The study, conducted by researchers at the University of Maryland School of Medicine, included all available data from genetic studies focusing on ischemic strokes.
Study co-principal investigator Dr Steven J. Kittner says: “The number of people with early strokes is rising.
“These people are more likely to die from the life-threatening event, and survivors potentially face decades with disability.
“Despite this, there is little research on the causes of early strokes.”
The research team conducted the study by performing a meta-analysis of 48 studies on genetics and ischemic stroke.
This included 17,000 stroke patients and an estimator 600,000 healthy individuals, who had never experienced a stroke.
They then studied across all collected chromosomes to identify genetic variants tied with stroke.
A link was discovered between early onset stroke occurring before 60 and the space of the chromosome that includes the gene which determines a persons blood type.
The results of the study discovered that individuals who had an early stroke were more likely to have blood type A and less likely to have blood type O, which is the most common blood type.
This is in comparison to individuals who had suffered a late stroke and those who had not experienced a stroke at all.

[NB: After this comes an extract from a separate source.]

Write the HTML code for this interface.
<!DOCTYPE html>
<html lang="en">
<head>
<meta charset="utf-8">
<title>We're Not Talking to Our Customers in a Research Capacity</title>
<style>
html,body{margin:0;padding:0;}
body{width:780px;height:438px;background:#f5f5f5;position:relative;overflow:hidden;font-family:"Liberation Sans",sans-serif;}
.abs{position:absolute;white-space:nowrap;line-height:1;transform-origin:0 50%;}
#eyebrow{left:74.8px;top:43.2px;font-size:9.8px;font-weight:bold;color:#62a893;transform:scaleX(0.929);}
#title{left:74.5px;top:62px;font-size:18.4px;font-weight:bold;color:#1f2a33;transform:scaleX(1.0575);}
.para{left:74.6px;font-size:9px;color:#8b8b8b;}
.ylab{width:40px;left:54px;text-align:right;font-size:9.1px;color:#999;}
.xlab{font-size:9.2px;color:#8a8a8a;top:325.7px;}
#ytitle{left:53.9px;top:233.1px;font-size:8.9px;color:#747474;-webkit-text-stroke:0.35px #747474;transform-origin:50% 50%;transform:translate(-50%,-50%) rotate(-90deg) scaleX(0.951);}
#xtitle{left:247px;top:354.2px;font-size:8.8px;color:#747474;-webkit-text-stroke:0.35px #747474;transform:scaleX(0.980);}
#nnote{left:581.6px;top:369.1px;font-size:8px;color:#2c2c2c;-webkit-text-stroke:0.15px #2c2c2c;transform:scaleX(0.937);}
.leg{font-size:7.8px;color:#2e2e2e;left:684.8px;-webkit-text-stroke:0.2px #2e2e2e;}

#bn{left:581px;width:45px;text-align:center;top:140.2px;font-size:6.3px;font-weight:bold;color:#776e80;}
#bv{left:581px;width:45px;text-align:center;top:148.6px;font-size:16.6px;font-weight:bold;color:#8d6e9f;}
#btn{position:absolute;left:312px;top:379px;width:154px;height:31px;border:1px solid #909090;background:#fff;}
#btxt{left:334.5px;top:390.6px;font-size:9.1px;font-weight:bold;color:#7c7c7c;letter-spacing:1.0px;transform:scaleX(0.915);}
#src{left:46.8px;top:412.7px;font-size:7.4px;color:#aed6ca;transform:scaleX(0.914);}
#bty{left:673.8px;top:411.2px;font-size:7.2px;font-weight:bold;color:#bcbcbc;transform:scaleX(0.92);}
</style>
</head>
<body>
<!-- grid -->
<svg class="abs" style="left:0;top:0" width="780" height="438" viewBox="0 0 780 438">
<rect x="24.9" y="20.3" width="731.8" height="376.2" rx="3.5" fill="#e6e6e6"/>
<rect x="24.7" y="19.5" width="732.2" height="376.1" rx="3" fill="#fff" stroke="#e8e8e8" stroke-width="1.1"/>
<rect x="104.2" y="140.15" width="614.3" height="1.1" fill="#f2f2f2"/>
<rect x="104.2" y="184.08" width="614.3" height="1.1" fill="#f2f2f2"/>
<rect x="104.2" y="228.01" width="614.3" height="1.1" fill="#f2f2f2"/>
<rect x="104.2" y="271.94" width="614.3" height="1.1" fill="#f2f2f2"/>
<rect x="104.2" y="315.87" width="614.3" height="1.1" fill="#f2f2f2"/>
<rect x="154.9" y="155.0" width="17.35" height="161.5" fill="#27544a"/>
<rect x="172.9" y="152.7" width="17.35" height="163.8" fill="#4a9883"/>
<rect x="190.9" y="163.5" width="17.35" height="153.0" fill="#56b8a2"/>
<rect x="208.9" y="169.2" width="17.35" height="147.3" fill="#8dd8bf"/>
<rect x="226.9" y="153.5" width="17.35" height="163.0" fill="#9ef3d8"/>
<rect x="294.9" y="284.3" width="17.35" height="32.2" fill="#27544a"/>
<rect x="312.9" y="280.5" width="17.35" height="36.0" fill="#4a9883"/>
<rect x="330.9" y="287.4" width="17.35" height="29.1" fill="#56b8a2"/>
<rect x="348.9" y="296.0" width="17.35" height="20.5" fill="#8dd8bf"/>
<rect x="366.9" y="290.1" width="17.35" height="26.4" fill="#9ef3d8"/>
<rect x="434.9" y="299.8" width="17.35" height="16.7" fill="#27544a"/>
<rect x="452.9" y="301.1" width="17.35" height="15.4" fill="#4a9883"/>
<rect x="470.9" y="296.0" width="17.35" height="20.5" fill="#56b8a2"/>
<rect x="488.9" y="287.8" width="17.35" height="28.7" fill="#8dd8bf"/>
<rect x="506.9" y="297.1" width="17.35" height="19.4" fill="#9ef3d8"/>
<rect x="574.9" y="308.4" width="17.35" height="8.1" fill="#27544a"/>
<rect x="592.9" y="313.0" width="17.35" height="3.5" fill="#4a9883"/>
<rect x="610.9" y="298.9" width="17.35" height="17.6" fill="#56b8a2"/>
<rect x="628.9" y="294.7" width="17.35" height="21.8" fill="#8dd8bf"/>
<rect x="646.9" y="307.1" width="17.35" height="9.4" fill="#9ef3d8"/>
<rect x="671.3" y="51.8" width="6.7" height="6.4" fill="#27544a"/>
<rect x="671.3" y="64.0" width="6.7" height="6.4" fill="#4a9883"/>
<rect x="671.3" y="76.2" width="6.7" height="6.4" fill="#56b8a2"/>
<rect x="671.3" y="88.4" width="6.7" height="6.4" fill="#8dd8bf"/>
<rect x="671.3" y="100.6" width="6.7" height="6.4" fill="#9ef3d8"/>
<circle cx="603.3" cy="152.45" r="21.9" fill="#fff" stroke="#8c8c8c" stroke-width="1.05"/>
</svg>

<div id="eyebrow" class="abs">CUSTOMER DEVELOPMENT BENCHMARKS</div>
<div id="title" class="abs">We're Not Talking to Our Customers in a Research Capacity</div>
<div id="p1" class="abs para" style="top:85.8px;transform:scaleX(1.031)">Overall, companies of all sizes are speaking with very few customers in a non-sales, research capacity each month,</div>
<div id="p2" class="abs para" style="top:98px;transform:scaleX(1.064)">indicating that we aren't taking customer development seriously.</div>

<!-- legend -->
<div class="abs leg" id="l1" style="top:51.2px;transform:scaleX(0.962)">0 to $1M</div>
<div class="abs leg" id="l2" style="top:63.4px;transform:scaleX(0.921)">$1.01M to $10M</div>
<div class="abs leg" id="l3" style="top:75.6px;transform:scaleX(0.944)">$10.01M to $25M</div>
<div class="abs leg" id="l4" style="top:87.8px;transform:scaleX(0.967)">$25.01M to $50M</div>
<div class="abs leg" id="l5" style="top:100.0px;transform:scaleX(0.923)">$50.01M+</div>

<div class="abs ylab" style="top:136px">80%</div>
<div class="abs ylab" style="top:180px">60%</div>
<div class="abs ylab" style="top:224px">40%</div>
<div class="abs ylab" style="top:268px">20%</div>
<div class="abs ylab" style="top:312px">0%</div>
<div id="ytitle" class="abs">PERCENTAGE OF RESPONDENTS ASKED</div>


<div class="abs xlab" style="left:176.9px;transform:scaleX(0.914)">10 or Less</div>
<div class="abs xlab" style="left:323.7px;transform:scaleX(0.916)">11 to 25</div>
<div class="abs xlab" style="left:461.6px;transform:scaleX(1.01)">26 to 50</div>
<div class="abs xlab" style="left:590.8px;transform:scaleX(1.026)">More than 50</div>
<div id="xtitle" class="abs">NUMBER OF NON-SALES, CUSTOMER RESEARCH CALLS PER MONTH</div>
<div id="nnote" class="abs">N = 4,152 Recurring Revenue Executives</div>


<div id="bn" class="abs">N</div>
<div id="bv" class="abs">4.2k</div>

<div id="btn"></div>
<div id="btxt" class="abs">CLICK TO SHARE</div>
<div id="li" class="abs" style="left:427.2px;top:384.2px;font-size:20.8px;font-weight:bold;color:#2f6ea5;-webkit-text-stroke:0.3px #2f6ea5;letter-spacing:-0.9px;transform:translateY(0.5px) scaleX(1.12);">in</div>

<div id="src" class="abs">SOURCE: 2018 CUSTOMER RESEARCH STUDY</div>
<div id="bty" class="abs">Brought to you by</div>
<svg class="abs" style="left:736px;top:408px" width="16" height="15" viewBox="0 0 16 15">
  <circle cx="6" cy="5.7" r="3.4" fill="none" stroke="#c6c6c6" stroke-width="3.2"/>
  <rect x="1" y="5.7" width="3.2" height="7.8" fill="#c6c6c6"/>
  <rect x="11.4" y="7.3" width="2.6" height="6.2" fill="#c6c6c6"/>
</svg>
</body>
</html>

Both those who had suffered a stroke early and late were also more likely to have blood type B compared to those who had never experienced a stroke.

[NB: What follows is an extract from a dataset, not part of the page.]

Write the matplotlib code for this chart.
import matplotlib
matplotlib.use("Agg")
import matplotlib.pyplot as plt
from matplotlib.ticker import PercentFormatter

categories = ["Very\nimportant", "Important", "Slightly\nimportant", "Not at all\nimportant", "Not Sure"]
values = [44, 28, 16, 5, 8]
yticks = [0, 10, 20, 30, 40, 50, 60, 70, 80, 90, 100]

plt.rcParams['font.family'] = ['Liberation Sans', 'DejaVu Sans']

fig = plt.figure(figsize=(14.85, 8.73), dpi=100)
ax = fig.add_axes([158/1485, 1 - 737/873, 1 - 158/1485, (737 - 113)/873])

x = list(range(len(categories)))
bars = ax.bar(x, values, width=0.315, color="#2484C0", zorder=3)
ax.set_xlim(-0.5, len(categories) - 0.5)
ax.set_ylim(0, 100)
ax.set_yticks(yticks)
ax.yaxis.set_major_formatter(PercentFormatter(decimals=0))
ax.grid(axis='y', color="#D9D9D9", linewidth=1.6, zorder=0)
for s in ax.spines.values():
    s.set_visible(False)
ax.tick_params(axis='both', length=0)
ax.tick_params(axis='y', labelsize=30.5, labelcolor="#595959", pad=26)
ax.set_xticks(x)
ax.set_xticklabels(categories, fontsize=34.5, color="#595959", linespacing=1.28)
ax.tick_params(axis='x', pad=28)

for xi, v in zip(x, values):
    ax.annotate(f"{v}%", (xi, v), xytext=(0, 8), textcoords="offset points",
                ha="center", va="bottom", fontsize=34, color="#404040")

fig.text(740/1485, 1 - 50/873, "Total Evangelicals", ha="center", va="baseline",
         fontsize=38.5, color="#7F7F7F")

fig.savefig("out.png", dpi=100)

After adjustments were made for other factors, including gender, researchers found that those with blood type A had a 16 per cent higher risk of having a stroke than other blood types.
On the opposite side of the scale, those with blood type O had a 12 per cent lower risk of having a stroke than the other blood types.
On the study, study co-principal investigator Braxton D. Mitchell says: “Our meta-analysis looked at people’s genetic profiles and found associations between blood type and risk of early-onset stroke.
“The association of blood type with later-onset stroke was much weaker than what we found with early stroke.”
However, the researchers state that the increased risk was very modest and those with blood type A should not worry about having an early-onset stroke or engage with any medical testing because of these results.
Kittner says: “We still don’t know why blood type A would confer a higher risk, but it likely has something to do with blood-clotting factors like platelets and cells that line the blood vessels as well as other circulating proteins, all of which play a role in the development of blood clots.”
Previous studies have suggested that those with blood type A have a slight increased risk of developing blood clots in the legs known as deep vein thrombosis.
Kittner adds: “We clearly need more follow-up studies to clarify the mechanisms of increased stroke risk.”
The study did have some limitations, in the fact that the dat. Was derived from the Early Onset Stroke Consortium, which is a collaboration of 48 different studies across Europe, North America, Japan, Pakistan and Australia.
An estimates 35 per cent of the participants were of non-European ancestry.